Since The Phantom of the Opera, Andrew Lloyd Webber does not appear to have made much advance or to have had enormous success with his own shows. This is again the case with this adaptation of Wilkie Collins’ classic mystery novel, which appears to be remarkably intractable to stage or television versions.
Michael Crawford in The Woman In White at the Palace Theatre Photo: Tristram Kenton
It would, on the surface, seem a fairly easy task but once again it defies the efforts of director Trevor Nunn, book writer Charlotte Jones, lyricist David Zippel and, not least, Lloyd Webber, a Victorian enthusiast. Lloyd Webber can still write a good tune but it invariably echoes some of those he has written previously.
The one man who has met the challenge successfully is designer William Dudley, whose remarkable projected images are astonishingly realistic as they whirl round the stage. So much so that, as the train under which the rapacious Sir Percival Glyde meets his doom hurtles out of the tunnel, many of us involuntarily inclined to the right. This is ‘art meets technology’ at its most effective.
Performance-wise, it is undoubtably Maria Friedman’s evening. Again saddled with a role as a seemingly unattractive young woman - which of course she isn’t - her Marian Halcombe has the best songs and acting opportunities, which she grabs gratefully. Michael Crawford, on the other hand, playing the comic villain Count Fosco in a fat suit and a curly wig, is decidedly short of both humour and songs, though his second-half number, delivered impervious to the live rat which scuttles around his collar, is the most noteworthy in the show, desperately rhymed though it may be.
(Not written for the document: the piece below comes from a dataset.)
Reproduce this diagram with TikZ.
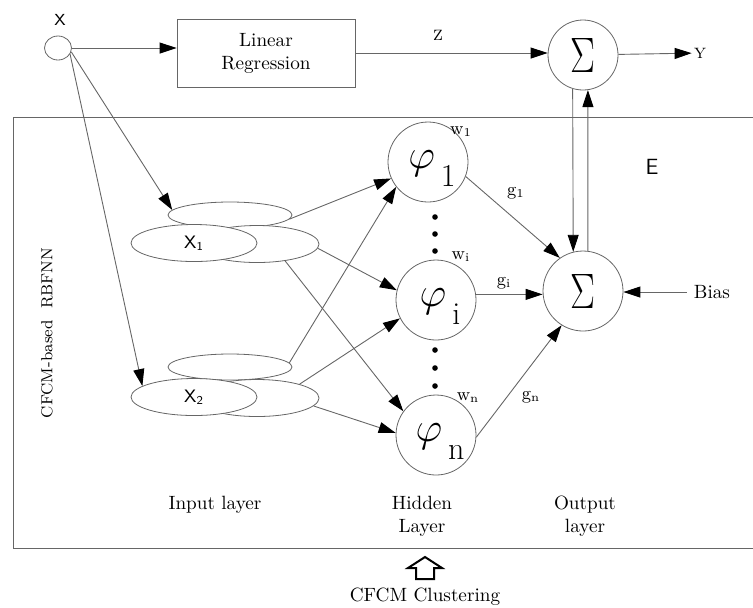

As for the other principals - Angela Christian as the Woman in White and Jill Paice as Marian’s half-sister Laura - they are unable to inject much colour aside from pale hues. Oliver Darley’s Sir Percival is a fairly muted rascal and the sinister aspects of Mr Fairlie, played by Edward Petherbridge, appear to have undergone a bypass.
But I will cherish the memory of that remarkable scenic design.